On completing the heat treatment, the test piece 15 is immediately pulled by the moving means 16 from the heating zone S in the heating chamber 11 to the cooling zone C of the cooling chamber 12. When the moving means 16 slides along the outer surface of the extending tube 22 far from the flange 24, the test piece 15 contained in the loader 23 moves to the cooling zone of the extending tube 22, at which the test piece 15 is hung and dropped to the bottom of the cooling chamber 12.

The cooling speed of the test piece 15 at the cooling chamber 12 can be controlled by selecting a proper refrigerant to be contained in the cooling tank 17. Thus, a rapid cooling of the test piece is allowable in the cooling process under the vacuum atmosphere.

When the cooling of the test piece 15 is completed, the vacuum pump 20 stops to permit the above vacuum tube to be in the atmospheric pressure. After vacuum off process, the moving means 16 wound up the wire rope 18 to take out the test piece 15 from the cooling chamber 12 and to move it to the location of the discharge door.

As will be apparent from the foregoing description, the heat treatment apparatus of the present invention has following advantages:

1) improve physical characteristics of metal surface for maintaining high vacuum atmosphere in the chambers during the heating and cooling process.

2) Cooling speed of the test piece at the cooling chamber can be controlled by selecting a proper refrigerant to be contained in the cooling tank 17. Thus, a rapid cooling of the test piece is allowed.

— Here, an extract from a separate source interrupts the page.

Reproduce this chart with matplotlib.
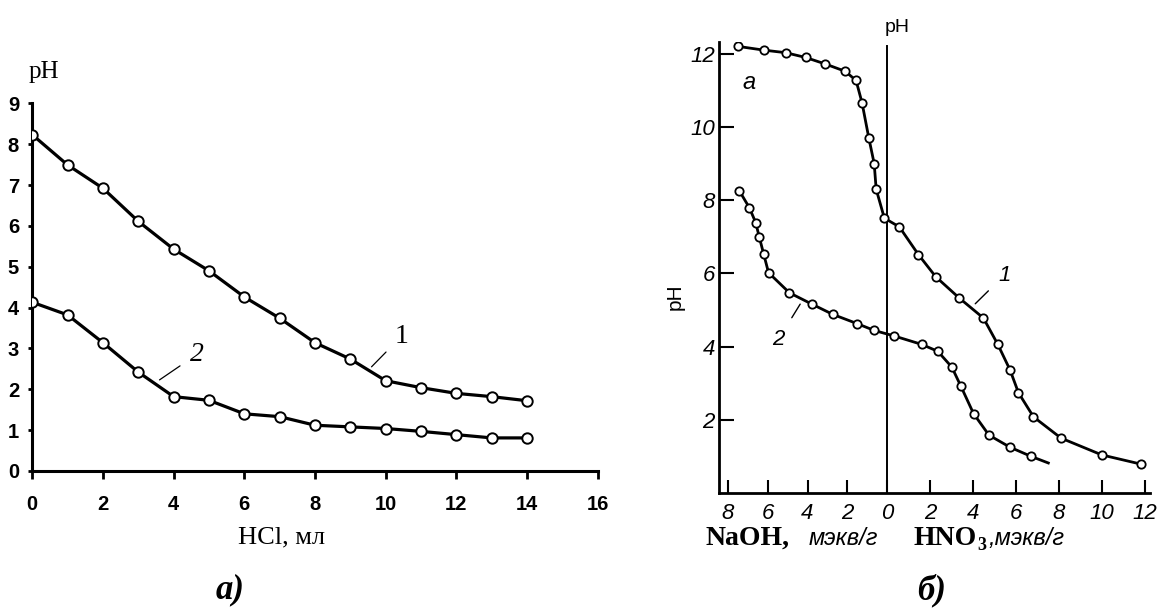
import numpy as np
import matplotlib
matplotlib.use("Agg")
import matplotlib.pyplot as plt

# ---------------- data ----------------
# panel a)
hcl_ml = [0, 1, 2, 3, 4, 5, 6, 7, 8, 9, 10, 11, 12, 13, 14]
ph_curve1 = [8.23, 7.49, 6.92, 6.11, 5.43, 4.90, 4.26, 3.74, 3.14, 2.74, 2.21, 2.04, 1.90, 1.82, 1.72]
ph_curve2 = [4.13, 3.82, 3.14, 2.42, 1.82, 1.73, 1.40, 1.33, 1.12, 1.08, 1.04, 0.97, 0.89, 0.81, 0.81]
a_xticks = [0, 2, 4, 6, 8, 10, 12, 14, 16]
a_yticks = [0, 1, 2, 3, 4, 5, 6, 7, 8, 9]

# panel б)  (negative x = NaOH, positive x = HNO3, мэкв/г)
b1_x = [-7.47, -6.2, -5.1, -4.1, -3.1, -2.1, -1.56, -1.26, -0.92, -0.65, -0.55, -0.14,
        0.57, 1.46, 2.26, 3.35, 4.48, 5.15, 5.72, 6.11, 6.81, 8.09, 9.99, 11.8]
b1_y = [12.2, 12.1, 12.03, 11.9, 11.72, 11.52, 11.27, 10.66, 9.70, 9.0, 8.30, 7.51,
        7.27, 6.51, 5.91, 5.33, 4.78, 4.06, 3.36, 2.74, 2.08, 1.50, 1.04, 0.79]
b2_x = [-7.42, -6.92, -6.6, -6.43, -6.2, -5.96, -4.91, -3.78, -2.73, -1.52, -0.64,
        0.33, 1.61, 2.36, 3.01, 3.43, 4.02, 4.74, 5.72, 6.70, 7.5]
b2_y = [8.25, 7.79, 7.38, 7.0, 6.52, 6.02, 5.47, 5.16, 4.88, 4.63, 4.44,
        4.29, 4.06, 3.87, 3.44, 2.92, 2.17, 1.58, 1.25, 1.0, 0.82]
b_xticks = [-8, -6, -4, -2, 0, 2, 4, 6, 8, 10, 12]
b_xticklabels = ["8", "6", "4", "2", "0", "2", "4", "6", "8", "10", "12"]
b_yticks = [2, 4, 6, 8, 10, 12]

# ---------------- figure ----------------
W, H = 1157, 608
fig = plt.figure(figsize=(W / 100, H / 100), dpi=100)
fig.patch.set_facecolor("white")


def fx(x):
    return x / W


def fy(y):
    return 1 - y / H


narrow = ["Liberation Sans Narrow", "Liberation Sans", "DejaVu Sans"]
serif = ["Liberation Serif", "DejaVu Serif"]
sans = ["Liberation Sans", "DejaVu Sans"]

# ---------- panel a ----------
axL = fig.add_axes([fx(32.3), fy(471), fx(597.7 - 32.3), (471 - 103.3) / H])
axL.plot(hcl_ml, ph_curve1, color="black", lw=2.3, marker="o", ms=7.5,
         mfc="white", mec="black", mew=1.4, zorder=3)
axL.plot(hcl_ml, ph_curve2, color="black", lw=2.3, marker="o", ms=7.5,
         mfc="white", mec="black", mew=1.4, zorder=3)
axL.set_xlim(0, 16)
axL.set_ylim(0, 9)
for s in ["top", "right"]:
    axL.spines[s].set_visible(False)
for s in ["left", "bottom"]:
    axL.spines[s].set_linewidth(2.2)
axL.set_xticks(a_xticks)
axL.set_yticks(a_yticks)
axL.tick_params(axis="x", direction="out", length=5.8, width=2.0, pad=11.5)
axL.tick_params(axis="y", direction="out", length=3, width=2.0, pad=6.5)
for lab in axL.get_xticklabels() + axL.get_yticklabels():
    lab.set_fontfamily(narrow)
    lab.set_fontweight("bold")
    lab.set_fontsize(14.5)
axL.patch.set_alpha(0)

axL.annotate("1", xy=(9.6, 2.55), xytext=(10.45, 3.3), fontsize=20,
             family=serif, ha="center", va="center",
             arrowprops=dict(arrowstyle="-", lw=0.9, color="black",
                             shrinkA=6, shrinkB=0))
axL.annotate("2", xy=(3.6, 2.23), xytext=(4.65, 2.85), fontsize=20,
             family=serif, style="italic", ha="center", va="center",
             arrowprops=dict(arrowstyle="-", lw=0.9, color="black",
                             shrinkA=6, shrinkB=0))

fig.text(fx(44), fy(72), "pH", family=serif, fontsize=18, ha="center", va="center")
fig.text(fx(282), fy(537), "HCl, мл", family=serif, fontsize=19, ha="center", va="center")
fig.text(fx(230), fy(590), "а)", family=serif, fontsize=25, fontweight="bold",
         style="italic", ha="center", va="center")

# ---------- panel б ----------
K = 19.9 / 21.5  # left (NaOH) side is drawn slightly more compressed


def fwd(x):
    x = np.asarray(x, dtype=float)
    return np.where(x < 0, x * K, x)


def inv(x):
    x = np.asarray(x, dtype=float)
    return np.where(x < 0, x / K, x)


axR = fig.add_axes([fx(719), fy(493), fx(1150 - 719), (493 - 41.7) / H])
axR.set_xscale("function", functions=(fwd, inv))
axR.set_xlim(-8.45, 12.23)
axR.set_ylim(0, 12.33)
axR.plot(b1_x, b1_y, color="black", lw=2.0, marker="o", ms=6, mfc="white",
         mec="black", mew=1.3, zorder=3)
axR.plot(b2_x, b2_y, color="black", lw=2.0, marker="o", ms=6, mfc="white",
         mec="black", mew=1.3, markevery=slice(0, len(b2_x) - 1), zorder=3)
axR.axvline(0, ymin=0, ymax=12.2 / 12.33, color="black", lw=1.4, zorder=2)
for s in ["top", "right"]:
    axR.spines[s].set_visible(False)
for s in ["left", "bottom"]:
    axR.spines[s].set_linewidth(2.0)
axR.set_xticks(b_xticks)
axR.set_xticklabels(b_xticklabels)
axR.set_yticks(b_yticks)
axR.xaxis.set_minor_locator(matplotlib.ticker.NullLocator())
axR.tick_params(axis="x", direction="in", length=9.5, width=1.5, pad=7)
axR.tick_params(axis="y", direction="in", length=10.8, width=1.5, pad=3)
for lab in axR.get_xticklabels() + axR.get_yticklabels():
    lab.set_fontfamily(sans)
    lab.set_style("italic")
    lab.set_fontsize(16)
axR.patch.set_alpha(0)

axR.annotate("1", xy=(4.1, 5.17), xytext=(5.45, 5.95), fontsize=16,
             family=sans, style="italic", ha="center", va="center",
             arrowprops=dict(arrowstyle="-", lw=1.0, color="black",
                             shrinkA=7, shrinkB=0))
axR.annotate("2", xy=(-4.37, 5.16), xytext=(-5.46, 4.2), fontsize=16,
             family=sans, style="italic", ha="center", va="center",
             arrowprops=dict(arrowstyle="-", lw=1.0, color="black",
                             shrinkA=7, shrinkB=0))
axR.text(0.07, 0.91, "a", transform=axR.transAxes, family=sans, style="italic",
         fontsize=17, ha="center", va="center")

fig.text(fx(897), fy(27), "pH", family=sans, fontsize=14, ha="center", va="center")
fig.text(fx(675), fy(297), "pH", family=sans, fontsize=15, rotation=90,
         ha="center", va="center")

# x-axis label pieces
fig.text(fx(705), fy(545), "NaOH,", family=serif, fontweight="bold", fontsize=20,
         ha="left", va="baseline")
fig.text(fx(809), fy(545), "мэкв/г", family=sans, style="italic", fontsize=17,
         ha="left", va="baseline")
t_hno = fig.text(fx(913), fy(545), "HNO", family=serif, fontweight="bold", fontsize=20,
                 ha="left", va="baseline")
renderer = fig.canvas.get_renderer()
bb = t_hno.get_window_extent(renderer)
x_end = bb.x1 / W
fig.text(x_end + 1 / W, fy(550), "3", family=serif, fontweight="bold", fontsize=13,
         ha="left", va="baseline")
fig.text(x_end + 12 / W, fy(545), ",мэкв/г", family=sans, style="italic", fontsize=17,
         ha="left", va="baseline")
fig.text(fx(932), fy(590), "б)", family=serif, fontsize=25, fontweight="bold",
         style="italic", ha="center", va="center")

fig.savefig("out.png", dpi=100, facecolor="white")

3) No need of additional provision of a cooling machine and cost saving for the cooling process.

Claims

What is claimed is:

1. A heat treatment machine comprising:

a heating chamber for heating test piece to the predetermined temperature during a time period;

a first extending tube extending horizontally from said heating chamber to a coupling flange provided at the outer end thereof;

a second extending tube having a predetermined length and same diameter as that of the first extending tube for communicating with the first extending tube;

a cooling chamber coupled with a branch tube of the second extending tube by a flange coupling, and extended downwardly from the bottom of the second extending tube, and having a cooling tank provided around the cooling chamber at a predetermined depth;

a moving means provided on the top wall of the second extending tube for moving the test piece from the heating zone of the heating chamber to the cooling zone of the cooling chamber;

a vacuum pump means for maintaining the heating chamber and the cooling chamber in a vacuum atmosphere; and

a vacuum control means for sensing vacuum level of each chamber and controlling operation of the vacuum pump means in response to the level of vacuum.

2. A heat treatment machine of claim 1, further comprising a cooling water tube wound around the outer end region of the heating chamber at a predetermined turn for preventing the burning of an air-tight O-ring inserted in the coupling flange.

3. The heat treatment machine of claim 1, wherein the moving means includes a outer magnet slidably mounted along the outer surface of the extending tube, a inner magnet mounted to face the outer magnet within the inner wall of the tube, a loader for containing the test piece, and a wire rope connected between the inner magnet and the test piece loader.

4. The heat treatment machine of claim 1, wherein a refrigerant is received between the inner surface of the cooling tank and the outer surface of the cooling chamber.

5. The heat treatment machine of claim 1, wherein the vacuum pump means includes a rotary pump for vacuumizing the heating chamber and the cooling chamber to be in a relatively low vacuum level, and a diffusion pump for maintaining the chambers to be in a relatively high vacuum level.